The Fame the Phonograph Brought Edison

On April 18, 1878, Edison was requested to go to Washington D.C., because President Rutherford B. Hayes wanted to hear the much talked about talking machine, so Edison took this model phonograph and gave the President’s family, cabinet officers and friends entertainment.  On November 28, 1880, Sara Bernhardt, the famous French tragedienne, while on her American tour, visited Edison at Menlo Park, NJ.  She was so infatuated with the wonderful Menlo Park wizard that she spent nearly the whole day going through the laboratory and having explained to her by Edison, himself, the wonders of the place.  She was particularly interested in the phonograph.  She spoke into the phonograph French passages from Phedre and Hernani and Edison recited from John Brown’s Body and Yankee Doodle.
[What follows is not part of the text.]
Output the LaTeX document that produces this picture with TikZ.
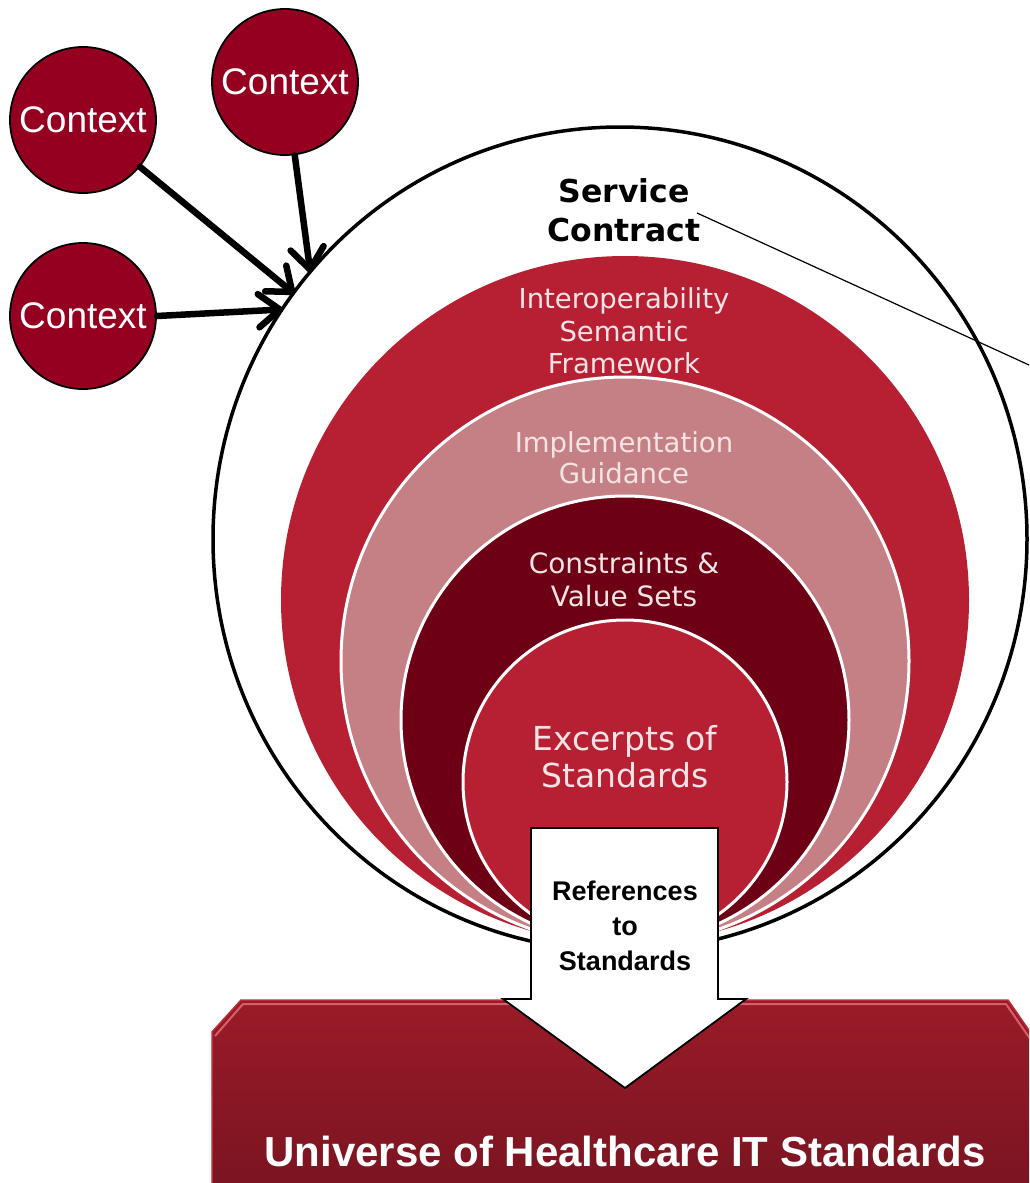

Edison Describes How the Phonograph Works

“I was experimenting on an automatic method of recording telegraph messages on a disk of paper laid on a revolving platen, exactly the same as the disk talking machine of today.  Over this was placed a cylinder disk of paper.  An electromagnet with the embossing pint connected to an arm traveled over the disk, and any signals given through the magnets were embossed on the disk of paper.  If this disk was removed from the machine and put on a similar machine provided with a contact point, the embossed record would cause the signals to be repeated into another wire.  From my experiments on the telephone I knew the power of a diaphragm to take up sound vibrations.  Instead of using a disk, I designed a little machine using a cylinder provided with grooves around the surface.  Over this was placed tin foil which easily received and recorded the movements of the diaphragm.”